Three cheers for British cyclist and four-time Olympic Gold medallist Bradley Wiggins, who celebrated his follow-on victory from the Tour de France by knocking back a few drinks at a rooftop bar somewhere in the City of London, according to The Telegraph.

They report:

The four time Olympic Gold medallist and Tour De France winner told millions of viewers after his latest win in the time trial that he was going to have a rare night off from his punishing training regime and “get drunk” to celebrate.

And just hours later – shortly after midnight – he was pictured on a rooftop bar overlooking St Paul’s cathedral in central London achieving his goal.

The 32-year-old posted two pictures of himself on Twitter with friends declaring to the world he was “getting wasted at at (sic) StPauls.”

His spelling and grammar suggested he was well on the way.

Mission accomplished, in every sense of the word! And what well-deserved drinks they were, after Wiggins provided Team GB with their second gold medal of the 2012 Olympics.
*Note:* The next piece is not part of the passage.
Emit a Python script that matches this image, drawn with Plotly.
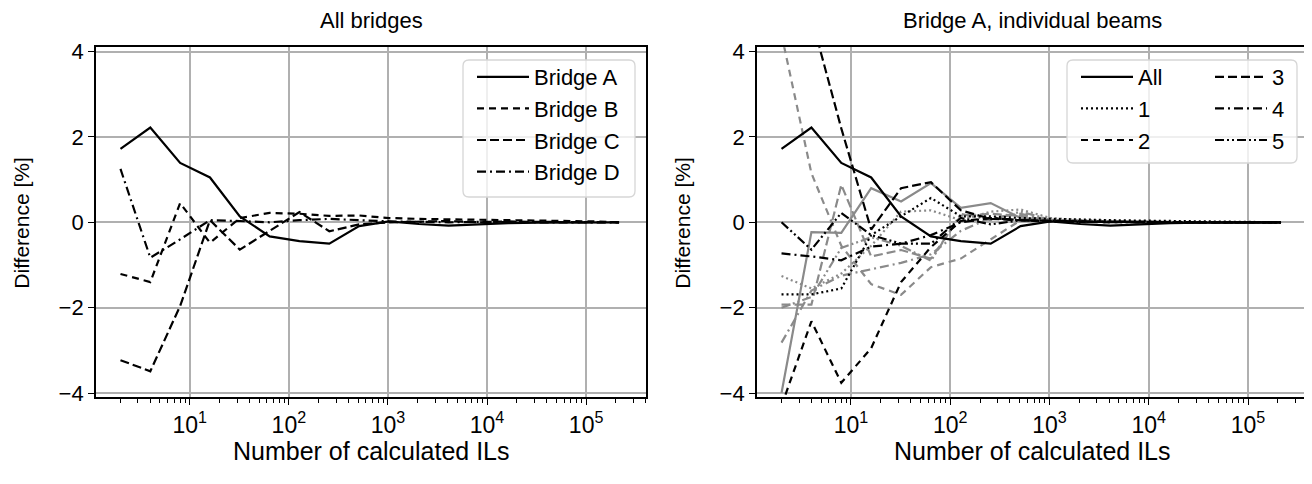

Here’s hoping that we add significantly to that tally over the next few days.

The Best Thing Of 2012

I know that it is only the first day of August, but I am supremely confident that nothing will surpass this story reported by ITV News.

Apparently the Mayor of London, Boris Johnson, was at an Olympic event in Victoria Park, trying out a zipwire ride, when it malfunctioned and he became stuck, suspended some distance above the ground:

Boris Johnson flies the flag for Britain. Image from ITV News.

He spent several minutes in this indecorous pose, to the amusement of the crowds, apparently shouting “Get me a rope, get me a ladder!” until he was able to be winched to safety.

London Mayor Boris Johnson dangles above the ground before being rescued. Image from ITV News

I more or less support Boris Johnson’s mayoralty of London (he’s a zillion times better than “Red” Ken Livingstone, anyway), and while it is a little mean-spirited to laugh at another person’s misfortune, I seriously think that this may have made my political year.